In either of the above cases, both with an overworked stomach and an overworked heart and lungs, the complaint is very apt to be, “Why am I so tired when I have done nothing to get tired?” The answer is, “No, you have done nothing outside with your muscles, but the heart and lungs and the stomach are delicate and exquisite instruments. You have overworked them all, and such overwork is the more fatiguing in proportion to what is done than any other form, except overwork of the brain.” And the overtired stomach and heart and lungs tire the brain, of course.
Of the work that is given to the brain itself to overtire it we must speak later. So much now for that which prevents the body from keeping rested inside, in the finer working of its machinery.
It is easy to find out what and how to eat. A very little careful thought will show us that. It is only the plain common sense of eating we need. It is easy to see that we must not eat on a tired stomach, and if we have to do so, we must eat much less than we ordinarily would, and eat it more slowly. So much good advice is already given about what and how to eat, I need say nothing here, and even without that advice, which in itself is so truly valuable, most of us could have plain common sense about our own food if we would use our minds intelligently about it, and eat only what we know to be nourishing to us. That can be done without fussing. Fussing about food contracts the stomach, and prevents free digestion almost as much as eating indigestible food.

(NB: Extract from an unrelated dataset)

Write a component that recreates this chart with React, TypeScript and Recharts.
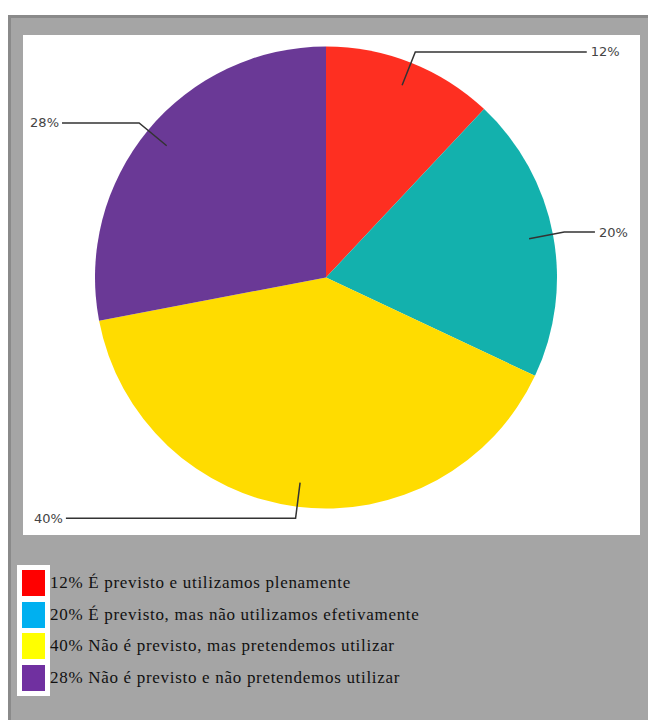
import { PieChart, Pie, Cell } from "recharts";

const categories = [
  "É previsto e utilizamos plenamente",
  "É previsto, mas não utilizamos efetivamente",
  "Não é previsto, mas pretendemos utilizar",
  "Não é previsto e não pretendemos utilizar",
];
const shares = [12, 20, 40, 28];
const sliceColors = ["#fe2f21", "#13b1ad", "#ffdc00", "#6a3996"];
const legendColors = ["#ff0000", "#00b0f0", "#ffff00", "#7030a0"];

const data = categories.map((name, i) => ({ name, value: shares[i] }));

const RAD = Math.PI / 180;

// leader line: from inside the slice out past the rim, then flat to the side
const renderLabel = (props: any) => {
  const { cx, cy, midAngle, outerRadius, value } = props;
  const cos = Math.cos(-midAngle * RAD);
  const sin = Math.sin(-midAngle * RAD);
  const sx = cx + outerRadius * 0.895 * cos;
  const sy = cy + outerRadius * 0.895 * sin;
  const mx = cx + outerRadius * 1.05 * cos;
  const my = cy + outerRadius * 1.05 * sin;
  const right = cos >= 0;
  const reach = 271 - 11 * Math.abs(sin);
  const ex = right ? cx + reach : cx - reach;
  return (
    <g>
      <polyline
        points={`${sx},${sy} ${mx},${my} ${ex},${my}`}
        fill="none"
        stroke="#333"
        strokeWidth={1.5}
      />
      <text
        x={right ? ex + 4 : ex - 3}
        y={my}
        dy={4.5}
        textAnchor={right ? "start" : "end"}
        fill="#444"
        fontSize={13}
        fontFamily="DejaVu Sans"
      >
        {`${value}%`}
      </text>
    </g>
  );
};

export default function App() {
  return (
    <div
      style={{
        marginTop: 7,
        width: 648,
        height: 705,
        background: "#a5a5a5",
        borderLeft: "3px solid #8a8a8a",
        borderTop: "3px solid #8a8a8a",
        boxSizing: "border-box",
        position: "relative",
      }}
    >
      <div
        style={{
          position: "absolute",
          left: 12,
          top: 17,
          width: 617,
          height: 500,
          background: "#fff",
        }}
      >
        <PieChart
          width={617}
          height={500}
          margin={{ top: 0, right: 0, bottom: 0, left: 0 }}
        >
          <Pie
            data={data}
            dataKey="value"
            cx={303}
            cy={242.5}
            outerRadius={231}
            startAngle={90}
            endAngle={-270}
            stroke="none"
            labelLine={false}
            label={renderLabel}
            isAnimationActive={false}
          >
            {data.map((d, i) => (
              <Cell key={d.name} fill={sliceColors[i]} />
            ))}
          </Pie>
        </PieChart>
      </div>
      <div
        style={{
          position: "absolute",
          left: 6,
          top: 547,
          width: 33,
          height: 131,
          background: "#fff",
        }}
      />
      {data.map((d, i) => (
        <div
          key={d.name}
          style={{
            position: "absolute",
            left: 11,
            top: 552 + i * 31.5,
            height: 26,
            display: "flex",
            alignItems: "center",
            whiteSpace: "nowrap",
          }}
        >
          <div style={{ width: 23, height: 26, background: legendColors[i] }} />
          <span
            style={{
              marginLeft: 5,
              fontFamily: "Liberation Serif",
              fontSize: 17,
              letterSpacing: 0.7,
              color: "#111",
            }}
          >
            {`${d.value}% ${d.name}`}
          </span>
        </div>
      ))}
    </div>
  );
}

Then again, if we deny ourselves that which we want and know is bad for us, and eat only that which we know to be nourishing, it increases the delicacy of our relish. We do not lose relish by refusing to eat too much candy. We gain it. Human pigs lose their most delicate relish entirely, and they lose much—very much more—than that.
Unfortunately with most people, there is not the relish for fresh air that there is for food. Very few people want fresh air selfishly; the selfish tendency of most people is to cut it off for fear of taking cold. And yet the difference felt in health, in keeping rested, in ease of mind, is as great between no fresh air and plenty of fresh air as it is between the wrong kind of food and enough (and not too much) of the right kind of food.
Why does not the comfort of the body appeal to us as strongly through the supply of air given to the lungs as through that of food given to the stomach? The right supply of fresh air has such wonderful power to keep us rested!
Practical teaching to the children here would, among other things, give them training which would open their lungs and enable them to take in with every breath the full amount of oxygen needed toward keeping them rested. There are so many cells in the lungs of most people, made to receive oxygen, which never receive one bit of the food they are hungry for.
There is much more, of course, very much more, to say about the working of the machinery of the inside of the body and about the plain common sense needed to keep it well and rested, but I have said enough for now to start a thoughtful mind to work.